Related: ‘Fight and die well’: the US conspiracy theorist linked to the Wieambilla shooters

The FBI pounced, guns drawn, in the Dairy Queen car park, in full view of breakfast diners.

“They were in full tactical gear and camouflage vests with guns drawn,” a resident told the local newspaper, the Mountain Daily Star. “The FBI agents told the Dairy Queen customers to leave the area.”

Another woman told the TV station Arizona’s Family she “stopped and looked around and … saw in excess, it seemed, [of] at least 20 FBI agents in full gear, side arms, everything”.

“It really shocked me because we’re kind of a small community.”

Day was indicted by a grand jury in Tucson, Arizona last week on two counts of making interstate threats.

After the arrest, the FBI searched a remote property, about 30km north of Heber-Overgaard, where Day, 58, had been living.

The grand jury indictment details the online links between Day and the Australian couple Gareth and Stacey Train, who killed police officers Rachel McCrow and Matthew Arnold as well as a neighbour, Alan Dare, in Wieambilla, Queensland last year.

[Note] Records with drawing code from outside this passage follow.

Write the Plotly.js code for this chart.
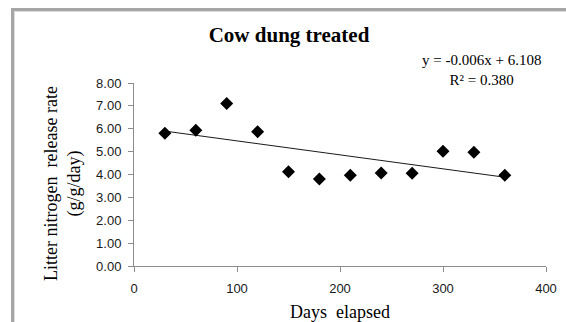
<!DOCTYPE html>
<html>
<head>
<meta charset="utf-8">
<script src="https://cdn.plot.ly/plotly-3.0.1.min.js"></script>
<style>
  html, body { margin: 0; padding: 0; background: #ffffff; overflow: hidden; }
  #frame { position: absolute; left: 11px; top: 8px; width: 600px; height: 400px;
           border: 3px solid #a6a6a6; box-shadow: inset 1px 1px 0 #dcdcdc; }
  #chart { position: absolute; left: 0; top: 0; width: 566px; height: 322px; }
</style>
</head>
<body>
<div id="frame"></div>
<div id="chart"></div>
<script>
// Data
const daysElapsed = [30, 60, 90, 120, 150, 180, 210, 240, 270, 300, 330, 360];
const releaseRate = [5.80, 5.93, 7.10, 5.87, 4.12, 3.80, 3.97, 4.07, 4.05, 5.02, 4.97, 3.97];
const yTickVals = [0, 1, 2, 3, 4, 5, 6, 7, 8];
const yTickText = ["0.00", "1.00", "2.00", "3.00", "4.00", "5.00", "6.00", "7.00", "8.00"];
const xTickVals = [0, 100, 200, 300, 400];
const chartTitle = "Cow dung treated";
const equationText = "y = -0.006x + 6.108<br>R² = 0.380";

// Least-squares trendline from the data
const n = daysElapsed.length;
const mx = daysElapsed.reduce((a, b) => a + b, 0) / n;
const my = releaseRate.reduce((a, b) => a + b, 0) / n;
let sxy = 0, sxx = 0;
for (let i = 0; i < n; i++) {
  sxy += (daysElapsed[i] - mx) * (releaseRate[i] - my);
  sxx += (daysElapsed[i] - mx) ** 2;
}
const slope = sxy / sxx;
const intercept = my - slope * mx;
const trendX = [daysElapsed[0], daysElapsed[n - 1]];
const trendY = trendX.map(x => intercept + slope * x);

const serif = "Liberation Serif, Times New Roman, serif";
const sans = "Liberation Sans, Arial, sans-serif";

const traces = [
  {
    x: trendX, y: trendY, type: "scatter", mode: "lines",
    line: { color: "#1a1a1a", width: 1 }, hoverinfo: "skip", showlegend: false
  },
  {
    x: daysElapsed, y: releaseRate, type: "scatter", mode: "markers",
    marker: { symbol: "diamond", size: 10, color: "#000000" }, showlegend: false
  }
];

const layout = {
  width: 566, height: 322,
  margin: { l: 134, r: 20, t: 83, b: 56, pad: 0 },
  paper_bgcolor: "rgba(0,0,0,0)",
  plot_bgcolor: "rgba(0,0,0,0)",
  showlegend: false,
  title: {
    text: "<b>" + chartTitle + "</b>",
    font: { family: serif, size: 21, color: "#000000" },
    x: 289 / 566, xref: "container", xanchor: "center",
    y: 1 - 35 / 322, yref: "container", yanchor: "middle"
  },
  xaxis: {
    range: [0, 400], tickvals: xTickVals, ticktext: xTickVals.map(String),
    showgrid: false, zeroline: false, showline: true,
    linecolor: "#8c8c8c", linewidth: 1,
    ticks: "outside", ticklen: 5, tickcolor: "#8c8c8c", tickwidth: 1,
    ticklabelstandoff: 5,
    tickfont: { family: sans, size: 13, color: "#1a1a1a" },
    title: { text: "Days  elapsed", font: { family: serif, size: 18, color: "#000000" }, standoff: 12 }
  },
  yaxis: {
    range: [0, 8], tickvals: yTickVals, ticktext: yTickText,
    showgrid: false, zeroline: false, showline: true,
    linecolor: "#8c8c8c", linewidth: 1,
    ticks: "outside", ticklen: 5, tickcolor: "#8c8c8c", tickwidth: 1,
    ticklabelstandoff: 4,
    tickfont: { family: sans, size: 13, color: "#1a1a1a" }
  },
  annotations: [
    {
      text: "Litter nitrogen  release rate<br>(g/g/day)",
      textangle: -90, xref: "paper", yref: "paper",
      x: -0.174, y: 0.45, xanchor: "center", yanchor: "middle",
      showarrow: false, font: { family: serif, size: 18, color: "#000000" }
    },
    {
      text: equationText, xref: "paper", yref: "paper",
      x: (481 - 134) / 411.7, y: (266 - 70) / 183, xanchor: "center", yanchor: "middle",
      align: "center", showarrow: false,
      font: { family: serif, size: 15, color: "#000000" }
    }
  ]
};

Plotly.newPlot("chart", traces, layout, { displayModeBar: false, staticPlot: true });
</script>
</body>
</html>
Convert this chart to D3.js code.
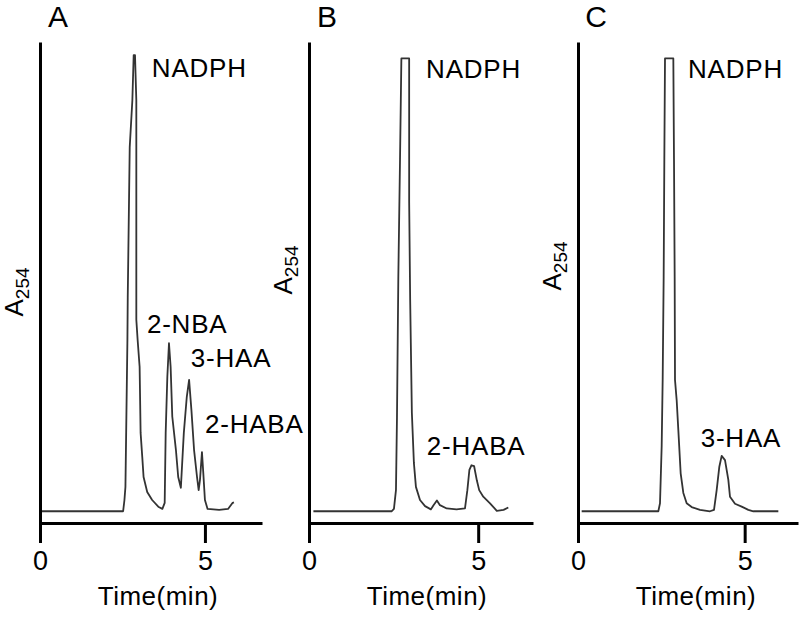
<!DOCTYPE html>
<html><head><meta charset="utf-8">
<script src="https://cdn.jsdelivr.net/npm/d3@7"></script>
<style>
html,body{margin:0;padding:0;background:#fff;}
svg{display:block;}
text{font-family:"Liberation Sans",Arial,Helvetica,sans-serif;fill:#000;}
</style></head>
<body>
<script>
// ---- data (retention time in min, absorbance in arbitrary units) ----
const timeA = [0, 2.52, 2.56, 2.59, 2.65, 2.66, 2.72, 2.80, 2.84, 2.88, 2.92, 2.92, 2.96, 3.02, 3.05, 3.10, 3.14, 3.25, 3.40, 3.60, 3.71, 3.78, 3.81, 3.86, 3.91, 3.96, 4.01, 4.12, 4.19, 4.27, 4.36, 4.45, 4.52, 4.59, 4.67, 4.76, 4.81, 4.85, 4.91, 4.95, 5.00, 5.08, 5.43, 5.70, 5.84, 5.88];
const absA  = [0, 0, 2.4, 5.2, 36.5, 45.6, 77.6, 87.6, 97.2, 97.2, 87.6, 40.8, 36.5, 30.8, 16.7, 11.6, 7.3, 4.1, 2.4, 0.9, 0.5, 1.8, 16.7, 28.6, 35.8, 30.8, 20.2, 13.1, 7.3, 5.0, 16.7, 24.4, 28.0, 21.6, 13.1, 7.3, 4.5, 6.7, 12.6, 8.2, 2.4, 0.5, 0.3, 0.5, 1.8, 1.9];

const timeB = [0.13, 2.44, 2.51, 2.57, 2.60, 2.64, 2.69, 2.73, 2.96, 2.96, 2.99, 3.04, 3.10, 3.16, 3.28, 3.43, 3.60, 3.68, 3.78, 3.87, 4.07, 4.36, 4.61, 4.68, 4.74, 4.80, 4.88, 4.96, 5.03, 5.15, 5.35, 5.55, 5.75, 5.89];
const absB  = [0, 0, 0.5, 4.5, 20, 50, 75, 96.5, 96.5, 66, 45, 21, 10.3, 5.2, 2.4, 1.1, 0.4, 1.3, 2.3, 1.3, 0.6, 0.4, 0.6, 4.5, 8.8, 9.8, 9.6, 6.6, 4.5, 3.1, 1.7, 0.1, 0.3, 0.8];

const timeC = [0.11, 2.41, 2.46, 2.51, 2.54, 2.57, 2.59, 2.61, 2.86, 2.88, 2.90, 2.91, 2.96, 3.01, 3.08, 3.16, 3.26, 3.41, 3.66, 3.96, 4.08, 4.16, 4.24, 4.31, 4.41, 4.51, 4.56, 4.71, 4.91, 5.11, 5.26, 6.01];
const absC  = [0, 0, 1.7, 13.8, 28, 50, 75, 96.5, 96.5, 75, 50, 28, 23.7, 17.3, 8.1, 3.9, 1.7, 0.9, 0.3, 0, 0.3, 4.5, 9.5, 11.8, 10.9, 6.7, 3.1, 1.6, 1.0, 0.3, 0, 0];

const panelNames = ["A", "B", "C"];
const xTickValues = [0, 5];
const xAxisTitle = "Time(min)";
const yAxisTitle = "A";
const yAxisSub = "254";

// peak labels: text, time, absorbance at label anchor
const peakNamesA = ["NADPH", "2-NBA", "3-HAA", "2-HABA"];
const peakTimeA  = [3.39, 3.24, 4.57, 5.0];
const peakAbsA   = [92.5, 38.0, 30.7, 16.7];
const peakNamesB = ["NADPH", "2-HABA"];
const peakTimeB  = [3.46, 3.48];
const peakAbsB   = [92.3, 12.0];
const peakNamesC = ["NADPH", "3-HAA"];
const peakTimeC  = [3.30, 3.68];
const peakAbsC   = [92.3, 13.7];

// ---- layout ----
const W = 800, H = 617;
const svg = d3.select("body").append("svg").attr("width", W).attr("height", H);

const panels = [
  {name: panelNames[0], t: timeA, a: absA, pn: peakNamesA, pt: peakTimeA, pa: peakAbsA, x0: 40,  x1: 262, tmax: 6.73, ylabY: 292},
  {name: panelNames[1], t: timeB, a: absB, pn: peakNamesB, pt: peakTimeB, pa: peakAbsB, x0: 309, x1: 533, tmax: 6.62, ylabY: 270},
  {name: panelNames[2], t: timeC, a: absC, pn: peakNamesC, pt: peakTimeC, pa: peakAbsC, x0: 578, x1: 798, tmax: 6.60, ylabY: 266}
];

const yBottom = 523, yTop = 42;
const y = d3.scaleLinear().domain([-2.5, 100]).range([yBottom, yTop]);

panels.forEach(p => {
  const x = d3.scaleLinear().domain([0, p.tmax]).range([p.x0, p.x1]);
  const g = svg.append("g");

  // trace
  const pts = p.t.map((t, i) => [t, p.a[i]]);
  g.append("path")
    .datum(pts)
    .attr("fill", "none")
    .attr("stroke", "#333")
    .attr("stroke-width", 1.8)
    .attr("stroke-linejoin", "round")
    .attr("d", d3.line().x(d => x(d[0])).y(d => y(d[1])));

  // y axis (line only)
  const ya = g.append("g").attr("transform", `translate(${p.x0},0)`)
    .call(d3.axisLeft(y).tickValues([]).tickSizeOuter(0));
  ya.select(".domain").attr("stroke", "#000").attr("stroke-width", 3);

  // x axis
  const xa = g.append("g").attr("transform", `translate(0,${yBottom})`)
    .call(d3.axisBottom(x).tickValues(xTickValues).tickFormat(d3.format("d"))
      .tickSizeInner(20).tickSizeOuter(0).tickPadding(8));
  xa.select(".domain").attr("stroke", "#000").attr("stroke-width", 3);
  xa.selectAll(".tick line").attr("stroke", "#000").attr("stroke-width", 3);
  xa.selectAll(".tick text").attr("font-size", 27).attr("fill", "#000")
    .attr("font-family", '"Liberation Sans",Arial,sans-serif');

  // x title
  g.append("text").attr("x", p.x0 + 118).attr("y", 605)
    .attr("text-anchor", "middle").attr("font-size", 26)
    .attr("letter-spacing", 0.5).text(xAxisTitle);

  // y title (rotated, with subscript)
  const yt = g.append("text")
    .attr("transform", `translate(${p.x0 - 17},${p.ylabY}) rotate(-90)`)
    .attr("text-anchor", "middle").attr("font-size", 26);
  yt.append("tspan").text(yAxisTitle);
  yt.append("tspan").attr("font-size", 19).attr("dy", 6).text(yAxisSub);

  // panel letter
  g.append("text").attr("x", p.x0 + 18).attr("y", 27)
    .attr("text-anchor", "middle").attr("font-size", 30).text(p.name);

  // peak labels
  p.pn.forEach((n, i) => {
    g.append("text").attr("x", x(p.pt[i])).attr("y", y(p.pa[i]))
      .attr("font-size", 26).attr("letter-spacing", 0.8).text(n);
  });
});
</script>
</body></html>
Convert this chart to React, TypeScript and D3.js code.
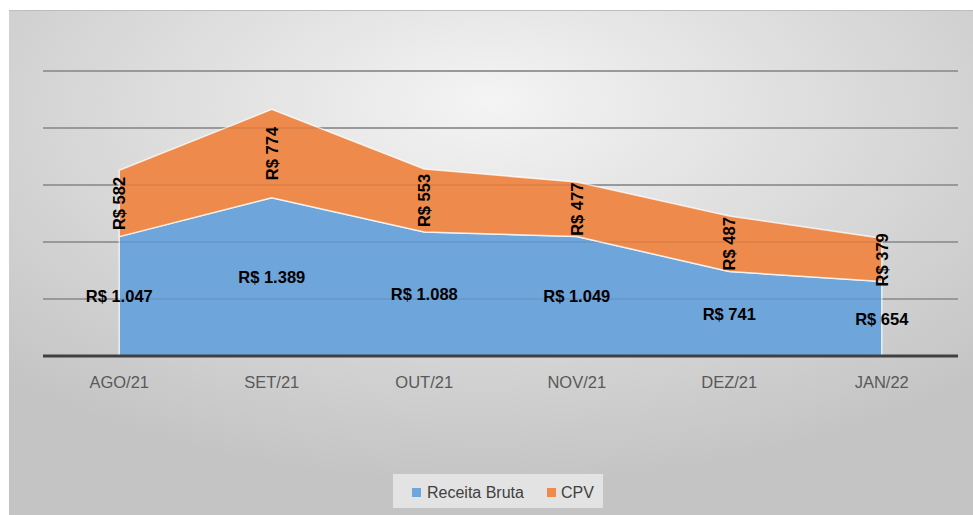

Those links, and Day’s subsequent alleged threats to target US law enforcement officers, may explain the decision to stage such a public arrest.

The indictment says Day had previously acknowledged owning firearms, including a rifle and a shotgun.

After the shooting at Wieambilla, Gareth and Stacey Train posted a video on YouTube that appeared to contain a reference to Day, who they called “Don”.

“They came to kill us, and we killed them,” they said in the video. “If you don’t defend yourself against these devils and demons, you’re a coward. We’ll see you when we get home. We’ll see you at home, Don. Love you.”

Posting under the username Geronimo’s Bones, Day allegedly then made a series of comments and posts that included the threat that, “like my brother Daniel [Gareth], like my sister Jane [Stacey], it is no different for us. The devils come for us, they fucking die.”

The indictment alleges the communication contained a “true threat of violence” and that the messages amounted to “a threat to injure … any law enforcement official who comes to Day’s residence”.

Related: Wieambilla shootings: questions remain on monitoring of domestic extremists

The indictment cites another video, also posted by Day on 16 December, which states “the only language that evil ever respects, responds to or understands … is the language of virtuous violence”.

He is charged with a second count, related to an alleged threat of violence against the director-general of the World Health Organization, Tedros Adhanom Ghebreyesus.

Queensland police have described the Wieambilla attack – carried out by Gareth and Stacey Train, as well as Gareth’s brother Nathaniel – as a religiously motivated terrorist attack.

McCrow and Arnold were killed after they had attended the property to perform a welfare check on Nathaniel. Dare was killed after coming to investigate a fire that had broken out.

Later that evening, the Trains were shot dead by police.